MANILA – A technology startup hopes to bring electronic commerce closer to the majority of Filipinos who don't have credit cards by making cash-on-delivery transactions easier, its CEO said Tuesday.
Using data culled from different merchants, Payo helps online sellers determine whether or not a buyer is likely to cancel. It also determines the best way to deliver products and remit cash payments.
"We want to make cash and delivery easy and reliable like any other payment method," Payo CEO Ofri Kadosh said.

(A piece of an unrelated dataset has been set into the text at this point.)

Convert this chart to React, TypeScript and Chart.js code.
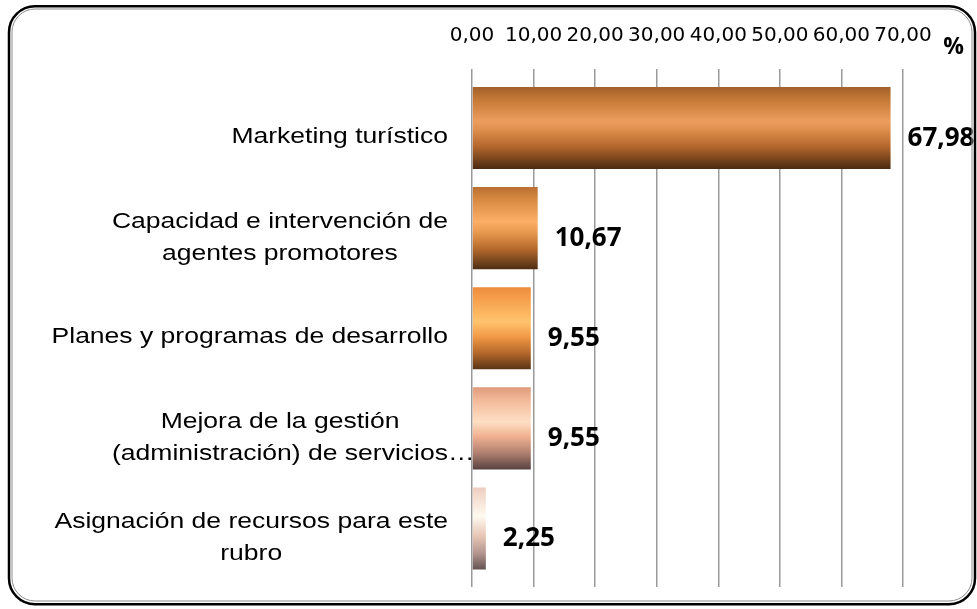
import React, { useEffect, useRef } from 'react';
import { Chart, registerables } from 'chart.js';

Chart.register(...registerables);

// ---- data ----
const categories: string[][] = [
  ['Marketing turístico'],
  ['Capacidad e intervención de', 'agentes promotores'],
  ['Planes y programas de desarrollo'],
  ['Mejora de la gestión', '(administración) de servicios…'],
  ['Asignación de recursos para este', 'rubro'],
];
const values: number[] = [67.98, 10.67, 9.55, 9.55, 2.25];
const xTickLabels: string[] = ['0,00', '10,00', '20,00', '30,00', '40,00', '50,00', '60,00', '70,00'];
const unitLabel = '%';

// ---- styles ----
const barGradients: [number, string][][] = [
  [[0, '#a3602b'], [0.15, '#c47936'], [0.42, '#ec9d5e'], [0.52, '#df8f4e'], [0.72, '#b5682c'], [1, '#4a2911']],
  [[0, '#b96f31'], [0.15, '#d98a42'], [0.42, '#fcae66'], [0.55, '#e99a50'], [0.75, '#b66a2b'], [1, '#4e2e14']],
  [[0, '#ec8c3c'], [0.15, '#f6a04c'], [0.42, '#ffc46e'], [0.6, '#f29a46'], [0.8, '#b4682a'], [1, '#5a3416']],
  [[0, '#e09c7c'], [0.15, '#f2b898'], [0.42, '#ffdfc4'], [0.6, '#f0b090'], [0.8, '#b08070'], [1, '#584240']],
  [[0, '#eecdbf'], [0.35, '#fffaf0'], [0.6, '#e6c4b4'], [0.8, '#b49690'], [1, '#645250']],
];

function roundRectPath(ctx: CanvasRenderingContext2D, x: number, y: number, w: number, h: number, r: number) {
  ctx.beginPath();
  ctx.moveTo(x + r, y);
  ctx.lineTo(x + w - r, y);
  ctx.arcTo(x + w, y, x + w, y + r, r);
  ctx.lineTo(x + w, y + h - r);
  ctx.arcTo(x + w, y + h, x + w - r, y + h, r);
  ctx.lineTo(x + r, y + h);
  ctx.arcTo(x, y + h, x, y + h - r, r);
  ctx.lineTo(x, y + r);
  ctx.arcTo(x, y, x + r, y, r);
  ctx.closePath();
}

const labelPlugin = {
  id: 'customLabels',
  afterDraw(chart: any) {
    const ctx: CanvasRenderingContext2D = chart.ctx;
    const xs = chart.scales.x;
    const ys = chart.scales.y;
    ctx.save();
    ctx.fillStyle = '#000';

    // value labels
    ctx.font = 'bold 26px "Open Sans"';
    ctx.textAlign = 'left';
    ctx.textBaseline = 'alphabetic';
    values.forEach((v, i) => {
      const x = xs.getPixelForValue(v) + 17;
      const y = ys.getPixelForValue(i) + 17.5;
      ctx.fillText(v.toFixed(2).replace('.', ','), x, y);
    });

    // unit label
    ctx.font = 'bold 23px "Open Sans"';
    ctx.textAlign = 'center';
    ctx.fillText(unitLabel, 953.5, 53.5);

    // category labels (stretched horizontally like the original)
    const sx = 1.245;
    ctx.font = '21.3px "Liberation Sans"';
    const right = xs.left - 24;
    const gap = 32;
    categories.forEach((lines, i) => {
      const yc = ys.getPixelForValue(i);
      const core = lines.map((l) => (l.endsWith('…') ? l.slice(0, -1) : l));
      const widths = core.map((l) => ctx.measureText(l).width * sx);
      const bw = Math.max(...widths);
      const cx = right - bw / 2;
      const n = lines.length;
      const y0 = yc + 15 - (n - 1) * 15;
      lines.forEach((line, k) => {
        const by = y0 + k * gap;
        ctx.save();
        if (line.endsWith('…')) {
          ctx.translate(cx - widths[k] / 2, by);
          ctx.scale(sx, 1);
          ctx.textAlign = 'left';
          ctx.fillText(line, 0, 0);
        } else {
          ctx.translate(cx, by);
          ctx.scale(sx, 1);
          ctx.textAlign = 'center';
          ctx.fillText(line, 0, 0);
        }
        ctx.restore();
      });
    });

    // rounded chart border
    ctx.lineWidth = 2.5;
    ctx.strokeStyle = '#000';
    roundRectPath(ctx, 9, 6.2, 966, 598, 26);
    ctx.stroke();
    ctx.lineWidth = 1;
    ctx.strokeStyle = '#8c8c8c';
    roundRectPath(ctx, 12, 9, 960, 592, 23);
    ctx.stroke();
    ctx.restore();
  },
};

export default function App() {
  const ref = useRef<HTMLCanvasElement | null>(null);

  useEffect(() => {
    if (!ref.current) return;
    const chart = new Chart(ref.current, {
      type: 'bar',
      data: {
        datasets: [
          {
            data: values.map((v, i) => ({ x: v, y: i })),
            backgroundColor: (c: any) => {
              const chart = c.chart;
              const i = c.dataIndex;
              const ys = chart.scales && chart.scales.y;
              if (i === undefined || !ys || !chart.chartArea) return '#d08040';
              const yc = ys.getPixelForValue(i);
              const half = Math.abs(ys.getPixelForValue(i + 0.41) - yc);
              const g = chart.ctx.createLinearGradient(0, yc - half, 0, yc + half);
              barGradients[i].forEach(([o, col]) => g.addColorStop(o, col));
              return g;
            },
            borderWidth: 0,
            barPercentage: 0.82,
            categoryPercentage: 1,
          } as any,
        ],
      },
      options: {
        indexAxis: 'y',
        responsive: false,
        animation: false,
        layout: { padding: { left: 472, right: 74, top: 19, bottom: 22 } },
        plugins: { legend: { display: false }, tooltip: { enabled: false } },
        scales: {
          x: {
            type: 'linear',
            position: 'top',
            min: 0,
            max: 70,
            afterFit: (s: any) => {
              s.height = 50;
            },
            ticks: {
              stepSize: 10,
              autoSkip: false,
              maxRotation: 0,
              padding: 21,
              color: '#000',
              font: { family: 'DejaVu Sans', size: 20 },
              callback: (_v: any, i: number) => xTickLabels[i],
            },
            grid: { color: '#9a9a9a', lineWidth: 1.5, drawTicks: false },
            border: { display: false },
          },
          y: {
            type: 'linear',
            reverse: true,
            min: -0.59,
            max: 4.585,
            offset: false,
            grid: { offset: false },
            afterBuildTicks: (s: any) => {
              s.ticks = categories.map((_c, i) => ({ value: i }));
            },
            display: false,
          },
        },
      } as any,
      plugins: [labelPlugin],
    });
    return () => chart.destroy();
  }, []);

  return (
    <div style={{ position: 'absolute', left: 0, top: 0, width: 977, height: 609, background: '#fff' }}>
      <canvas ref={ref} width={977} height={609} style={{ display: 'block' }} />
    </div>
  );
}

Up to 90 percent of e-commerce transactions in the country are paid in cash since only 8 percent of the population have credit cards. Up to 35 percent of COD transactions gets canceled, he said.
"Everybody is doing blockchain and all of that but you have to understand that cash is not going anywhere. Instead of fighting it, we’re trying to make it more safe, clear and stable," said Payo COO Liron Gross.

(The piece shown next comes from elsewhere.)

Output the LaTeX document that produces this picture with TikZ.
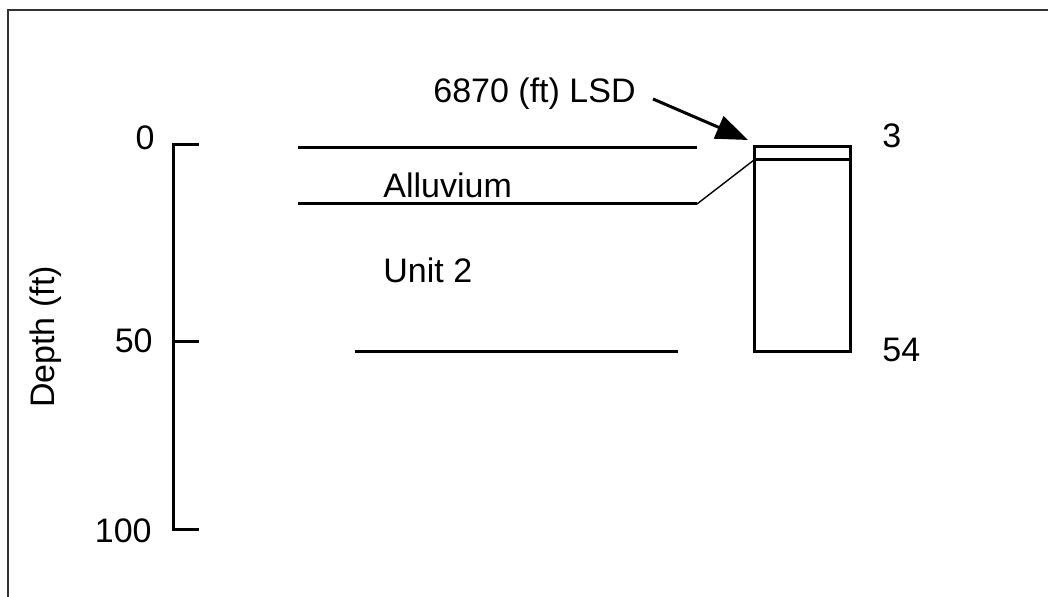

Payo uses a separate algorithm to choose the best courier in terms of price, accessibility and past performance. Reliable deliveries build customer loyalty, Kadosh said.
"It doesn’t mean when a courier is cheaper, we will choose that courier. We look at the performance, too," he said.
A popular shoe retailer that sells limited edition designs saw a 15-percent increase in revenue while its COD transaction base widened to 55 percent after it tapped Payo, said the start-up's head of sales and business development Oren Keston.
Kadosh said Payo charges a fee of 3 percent of the item value per transaction. The company works with big businesses as well as small sellers on Facebook and Instagram.
Today, Payo has 100 local partner shops and 10 international shops from China, Russia, Hong Kong, Australia and Israel who can now delivery on COD basis to the Philippines.
"All those merchants they want to sell to the Philippine market, they just don’t know how. So we offer them the cash-on-delivery platform and warehousing, fulfillment and drop shipping," Gross said.